> DIRECTIVE: Exactly the lines from the line holding "Recreate this image as a Python" to the line holding "from bokeh.core.properties import value", both lines included, are to be echoed; pictures are not.
● ● ● ● ●
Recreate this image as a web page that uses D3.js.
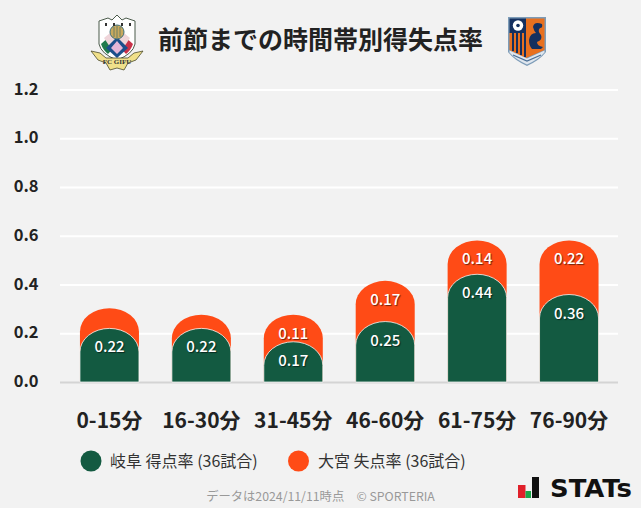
<!DOCTYPE html>
<html><head><meta charset="utf-8">
<script src="https://cdn.jsdelivr.net/npm/d3@7"></script>
<style>
html,body{margin:0;padding:0;background:#f2f2f2;}
svg{display:block;}
text{font-family:"Noto Sans CJK JP","Noto Sans",sans-serif;}
.val{text-shadow:1px 1px 1px rgba(0,0,0,.55);}
</style></head><body><div id="c"></div>
<script>
const categories=["0-15分","16-30分","31-45分","46-60分","61-75分","76-90分"];
const gifuScored=[0.222,0.222,0.167,0.25,0.444,0.361];
const omiyaConceded=[0.083,0.056,0.111,0.167,0.139,0.222];
const yTicks=[0,0.2,0.4,0.6,0.8,1.0,1.2];
const seriesNames=["岐阜 得点率 (36試合)","大宮 失点率 (36試合)"];
const colors=["#135a41","#ff4b16"];
const title="前節までの時間帯別得失点率";
const footer="データは2024/11/11時点　© SPORTERIA";

const svg=d3.select("#c").append("svg").attr("width",641).attr("height",508);
const x=d3.scaleBand().domain(categories).range([63.5,615]).paddingInner(0.358).paddingOuter(0.179);
const y=d3.scaleLinear().domain([0,1.2]).range([382.5,90]);

svg.append("g").selectAll("line").data(yTicks.slice(1)).join("line")
 .attr("x1",60).attr("x2",618).attr("y1",d=>y(d)).attr("y2",d=>y(d))
 .attr("stroke","#fff").attr("stroke-width",2);
svg.append("line").attr("x1",60).attr("x2",618).attr("y1",y(0)).attr("y2",y(0)).attr("stroke","#d4d4d4").attr("stroke-width",2);
svg.append("g").selectAll("text").data(yTicks).join("text")
 .attr("x",38.5).attr("y",d=>y(d)-1.3).attr("dy","0.36em").attr("text-anchor","end")
 .attr("font-size",16.5).attr("font-weight",700).attr("fill","#222").text(d=>d.toFixed(1));
svg.append("g").selectAll("text").data(categories).join("text")
 .attr("x",d=>x(d)+x.bandwidth()/2).attr("y",420.5).attr("dy","0.36em").attr("text-anchor","middle")
 .attr("font-size",21).attr("font-weight",700).attr("fill","#222").text(d=>d);

function dome(cx,w,top,base,ry){
  const l=cx-w/2,r=cx+w/2;
  const k=Math.min(ry,base-top);
  return `M${l},${base}V${top+k}A${w/2},${k} 0 0 1 ${r},${top+k}V${base}Z`;
}
const ry=23.5;
const bw=x.bandwidth();
const rows=categories.map((c,i)=>({c,a:gifuScored[i],b:omiyaConceded[i]}));
svg.append("g").selectAll("path").data(rows).join("path")
 .attr("d",d=>dome(x(d.c)+bw/2,bw,y(d.a+d.b),y(0)-0.5,ry))
 .attr("fill",colors[1]);
svg.append("g").selectAll("path").data(rows).join("path")
 .attr("d",d=>dome(x(d.c)+bw/2,bw,y(d.a),y(0)-0.5,ry))
 .attr("fill",colors[0]).attr("stroke","#fff").attr("stroke-opacity",.75).attr("stroke-width",1);
svg.append("g").selectAll("text").data(rows).join("text").attr("class","val")
 .attr("x",d=>x(d.c)+bw/2).attr("y",d=>y(d.a)+18.7).attr("dy","0.36em").attr("text-anchor","middle")
 .attr("font-size",15).attr("font-weight",500).attr("fill","#fff").text(d=>d.a.toFixed(2));
svg.append("g").selectAll("text").data(rows.filter(d=>d.b>=0.1)).join("text").attr("class","val")
 .attr("x",d=>x(d.c)+bw/2).attr("y",d=>y(d.a+d.b)+18.7).attr("dy","0.36em").attr("text-anchor","middle")
 .attr("font-size",15).attr("font-weight",500).attr("fill","#fff").text(d=>d.b.toFixed(2));

svg.append("text").attr("x",320.5).attr("y",40).attr("dy","0.36em").attr("text-anchor","middle")
 .attr("font-size",25).attr("font-weight",700).attr("fill","#222").text(title);

const lg=svg.append("g");
[[91,110],[298.5,318]].forEach((p,i)=>{
  lg.append("circle").attr("cx",p[0]).attr("cy",461).attr("r",10.5).attr("fill",colors[i]);
  lg.append("text").attr("x",p[1]).attr("y",461).attr("dy","0.36em").attr("font-size",16).attr("fill","#333").text(seriesNames[i]);
});
svg.append("text").attr("x",320.5).attr("y",497).attr("dy","0.36em").attr("text-anchor","middle")
 .attr("font-size",12.3).attr("fill","#999").text(footer);

// Gifu crest
const g=svg.append("g");
const P=(p,f,s,w)=>g.append("path").attr("d",p).attr("fill",f).attr("stroke",s||"none").attr("stroke-width",w||0);
P("M99,21L108,18L112,20L117,15L122,20L126,18L135,21V44Q133,54 117,60Q101,54 99,44Z","#fff","#4a5a4a",1);
P("M101,44L110,36L117,44L108,54Q103,50 101,44Z","#1f7a4c");
P("M133,44L124,36L117,44L126,54Q131,50 133,44Z","#c8324a");
P("M104,38L110,33L116,40L110,47Z","#efd5da");
P("M130,38L124,33L118,40L124,47Z","#efd5da");
P("M117,37L128,48L117,58L106,48Z","#1c4f8c");
P("M117,41L123,48L117,54L111,48Z","#e5b6d8");
g.append("circle").attr("cx",117).attr("cy",32).attr("r",7).attr("fill","#c9a95e").attr("stroke","#3f6f7a").attr("stroke-width",1);
P("M114,27V37M117,26V38M120,27V37","none","#6c7f62",1);
[105,113,121,129].forEach(v=>g.append("rect").attr("x",v).attr("y",23).attr("width",2).attr("height",3).attr("fill","#333"));
P("M91,51L100,53L106,58H128L134,53L143,51L136,60L128,63L124,70L117,68L110,70L106,63L98,60Z","#f0e08a","#4a4a2a",.8);
g.append("text").attr("x",117).attr("y",63.5).attr("text-anchor","middle").attr("font-size",7).attr("font-weight",700)
 .style("font-family","'Liberation Serif',serif").attr("fill","#333").text("FC GIFU");

// Omiya crest
const o=svg.append("g");
const Q=(p,f,s,w)=>o.append("path").attr("d",p).attr("fill",f).attr("stroke",s||"none").attr("stroke-width",w||0);
Q("M508,17H546V52Q540,60 527,66Q514,60 508,52Z","#7d9cb8");
Q("M509.5,18.5H526V33H509.5Z","#15305f");
Q("M509.5,33H526V58L509.5,50Z","#e8701f");
Q("M512,33H514V51H512ZM516,33H518V53H516ZM520,33H522V55H520ZM524,33H526V57H524Z","#15305f");
Q("M526,18.5H544.5V50L526,58Z","#e8701f");
Q("M542,24Q534,21 533,27Q534,31 536,33Q530,33 529,40Q529,46 532,49H541L543,47Q537,46 537,42Q543,40 541,35Q537,31 540,28Q543,28 542,24Z","#15305f");
o.append("circle").attr("cx",518).attr("cy",25.5).attr("r",5.2).attr("fill","#fff");
o.append("circle").attr("cx",518).attr("cy",25.5).attr("r",1.8).attr("fill","#15305f");
Q("M509.5,50.5L527,58.5L544.5,50.5V52.5Q539,59 527,64.5Q515,59 509.5,52.5Z","#dfe6ee");
Q("M513,55L527,61L541,55","none","#4a6f96",1.3);

// STATS logo
const t=svg.append("g");
t.append("rect").attr("x",518).attr("y",485).attr("width",7.5).attr("height",13).attr("fill","#e0202a");
t.append("rect").attr("x",525.5).attr("y",491).attr("width",5.5).attr("height",7).attr("fill","#1aa64a");
t.append("rect").attr("x",532).attr("y",477).attr("width",7).attr("height",21).attr("fill","#111");
t.append("text").attr("x",550).attr("y",497).attr("font-size",24).attr("font-weight",700)
 .attr("textLength",82).attr("lengthAdjust","spacingAndGlyphs")
 .style("font-family","'DejaVu Sans',sans-serif").attr("fill","#111").text("STATs");
</script></body></html>
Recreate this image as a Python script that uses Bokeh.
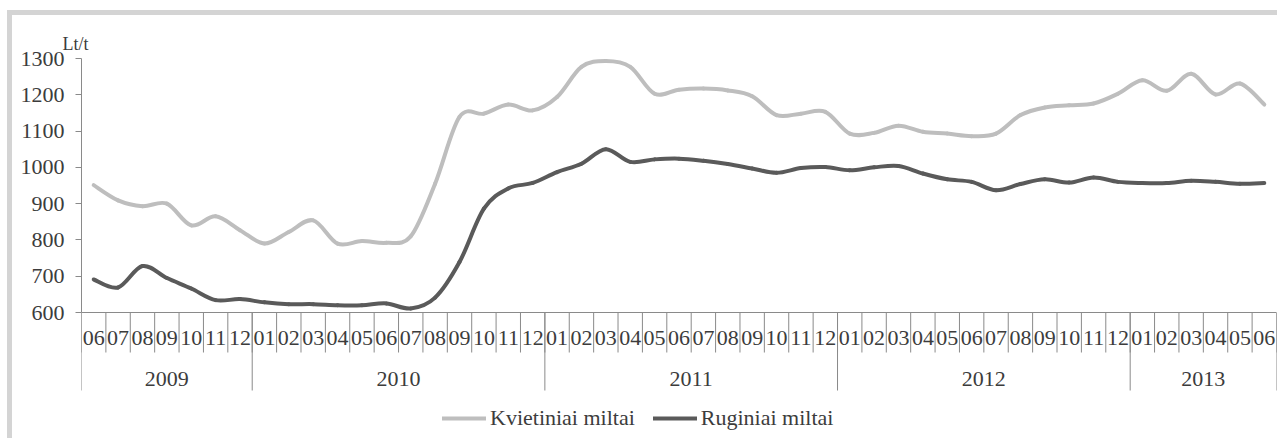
import numpy as np
from bokeh.plotting import figure
from bokeh.models import Range1d, FixedTicker, Title, Legend, LegendItem, ColumnDataSource
from bokeh.layouts import column
from bokeh.embed import file_html
from bokeh.resources import INLINE
from bokeh.core.properties import value

# ---------------- data ----------------
year_labels = ["2009", "2010", "2011", "2012", "2013"]
month_labels = ["06", "07", "08", "09", "10", "11", "12",
                "01", "02", "03", "04", "05", "06", "07", "08", "09", "10", "11", "12",
                "01", "02", "03", "04", "05", "06", "07", "08", "09", "10", "11", "12",
                "01", "02", "03", "04", "05", "06", "07", "08", "09", "10", "11", "12",
                "01", "02", "03", "04", "05", "06"]
wheat = [951, 909, 893, 900, 840, 865, 827, 790, 822, 854, 790, 797, 792, 810,
         955, 1139, 1148, 1173, 1157, 1194, 1277, 1293, 1277, 1203, 1214, 1217, 1212,
         1196, 1144, 1148, 1153,
         1093, 1095, 1115, 1098, 1093, 1086, 1093, 1144, 1165, 1171, 1176, 1203,
         1240, 1211, 1258, 1201, 1231, 1173]
rye = [691, 669, 728, 695, 666, 634, 637, 628, 623, 623, 620, 620, 625, 611,
       641, 739, 886, 942, 957, 987, 1010, 1050, 1015, 1022, 1024, 1018, 1009,
       997, 985, 998, 1001,
       992, 1000, 1004, 983, 967, 960, 937, 954, 967, 958, 972, 960,
       957, 957, 963, 960, 955, 957]
series_names = ["Kvietiniai miltai", "Ruginiai miltai"]
y_ticks = [600, 700, 800, 900, 1000, 1100, 1200, 1300]
unit_label = "Lt/t"

# ---------------- style / layout ----------------
FONT = "Times New Roman, Liberation Serif, DejaVu Serif, serif"
TXT = "#3c3c3c"
AXC = "#8a8a8a"
WHEAT_C = "#bebebe"
RYE_C = "#5a5a5a"
W, H = 1265, 423
MB_L, MB_R, MB_T = 69, 1, 43
PLOT_PX = 254          # height of the 600..1300 area
TABLE_PX = H - MB_T - PLOT_PX
Y0, Y1 = y_ticks[0], y_ticks[-1]
n = len(month_labels)

y_start = Y0 - TABLE_PX * (Y1 - Y0) / PLOT_PX
p = figure(width=W, height=H, output_backend="svg", toolbar_location=None,
           x_range=Range1d(-0.5, n - 0.5), y_range=Range1d(y_start, Y1),
           x_axis_location=None, min_border_left=MB_L, min_border_right=MB_R,
           min_border_top=MB_T, min_border_bottom=0)
p.extra_y_ranges = {"tbl": Range1d(-TABLE_PX, PLOT_PX)}
p.xgrid.visible = False
p.ygrid.visible = False
p.outline_line_color = None
p.background_fill_color = "white"
p.border_fill_color = "white"

ax = p.yaxis[0]
ax.ticker = FixedTicker(ticks=y_ticks)
ax.bounds = (Y0, Y1)
ax.major_tick_out = 6
ax.major_tick_in = 0
ax.minor_tick_out = 0
ax.minor_tick_in = 0
ax.axis_line_color = AXC
ax.major_tick_line_color = AXC
ax.major_label_text_font = FONT
ax.major_label_text_font_size = "22px"
ax.major_label_text_color = TXT
ax.major_label_standoff = 11


def smooth(xs, ys):
    xs = list(xs); ys = list(ys)
    px = [xs[0]] + xs + [xs[-1]]
    py = [ys[0]] + ys + [ys[-1]]
    d = dict(x0=[], y0=[], x1=[], y1=[], cx0=[], cy0=[], cx1=[], cy1=[])
    for i in range(len(xs) - 1):
        a, b, c, e = i, i + 1, i + 2, i + 3
        d["x0"].append(px[b]); d["y0"].append(py[b])
        d["x1"].append(px[c]); d["y1"].append(py[c])
        d["cx0"].append(px[b] + (px[c] - px[a]) / 6.0)
        d["cy0"].append(py[b] + (py[c] - py[a]) / 6.0)
        d["cx1"].append(px[c] - (px[e] - px[b]) / 6.0)
        d["cy1"].append(py[c] - (py[e] - py[b]) / 6.0)
    return ColumnDataSource(d)


xs = list(range(n))
r_w = p.bezier(x0="x0", y0="y0", x1="x1", y1="y1", cx0="cx0", cy0="cy0", cx1="cx1", cy1="cy1",
               source=smooth(xs, wheat), line_color=WHEAT_C, line_width=4, line_cap="round")
r_r = p.bezier(x0="x0", y0="y0", x1="x1", y1="y1", cx0="cx0", cy0="cy0", cx1="cx1", cy1="cy1",
               source=smooth(xs, rye), line_color=RYE_C, line_width=4, line_cap="round")

# ---------------- category table (x axis) ----------------
MONTH_SEP = 40
YEAR_SEP = 78
bounds = [i - 0.5 for i in range(n + 1)]
p.segment(x0=[-0.5], y0=[0], x1=[n - 0.5], y1=[0], y_range_name="tbl",
          line_color=AXC, line_width=1)
p.segment(x0=bounds, y0=[0] * len(bounds), x1=bounds, y1=[-MONTH_SEP] * len(bounds),
          y_range_name="tbl", line_color=AXC, line_width=1)
p.text(x=xs, y=[-25] * n, text=month_labels, y_range_name="tbl",
       text_align="center", text_baseline="middle", text_font=value(FONT),
       text_font_size="22px", text_color=TXT)

starts = [0] + [i for i in range(1, n) if month_labels[i] == "01"]
ends = starts[1:] + [n]
ybounds = [s - 0.5 for s in starts] + [n - 0.5]
p.segment(x0=ybounds, y0=[0] * len(ybounds), x1=ybounds, y1=[-YEAR_SEP] * len(ybounds),
          y_range_name="tbl", line_color=AXC, line_width=1)
p.text(x=[(s + e - 1) / 2 for s, e in zip(starts, ends)], y=[-66] * len(starts),
       text=year_labels, y_range_name="tbl", text_align="center", text_baseline="middle",
       text_font=value(FONT), text_font_size="22px", text_color=TXT)

# unit label above the y axis
p.title = Title(text=unit_label, align="left", offset=-19, standoff=9,
                text_font=FONT, text_font_size="18px", text_color=TXT,
                text_font_style="normal")

legend = Legend(items=[LegendItem(label=series_names[0], renderers=[r_w]),
                       LegendItem(label=series_names[1], renderers=[r_r])],
                orientation="horizontal", location=(361, 7), glyph_width=44,
                glyph_height=20, label_standoff=4, spacing=18, padding=0, margin=0,
                border_line_color=None, background_fill_alpha=0,
                label_text_font=FONT, label_text_font_size="22px",
                label_text_color=TXT)
p.add_layout(legend)

layout = column(p, styles={"border-left": "5px solid #d4d4d4",
                           "border-top": "5px solid #d4d4d4",
                           "margin-left": "7px", "margin-top": "10px"})

open("out.html", "w").write(file_html(layout, INLINE))
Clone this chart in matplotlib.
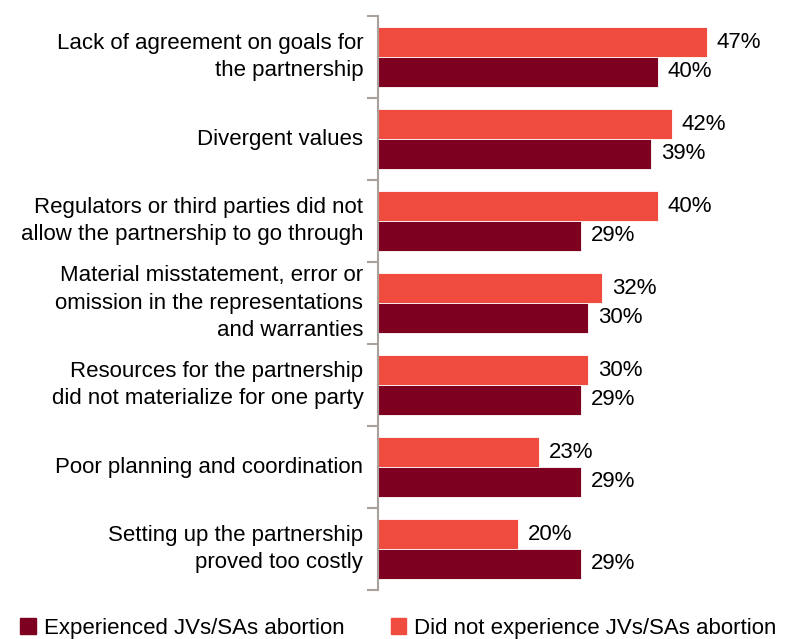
● ● ● ● ●
> EXERCISE ANSWER:
Recreate this image as a Python script that uses Bokeh.
import numpy as np
from bokeh.plotting import figure
from bokeh.models import Range1d, FixedTicker, Title, Legend, LegendItem, ColumnDataSource
from bokeh.layouts import column
from bokeh.embed import file_html
from bokeh.resources import INLINE
from bokeh.core.properties import value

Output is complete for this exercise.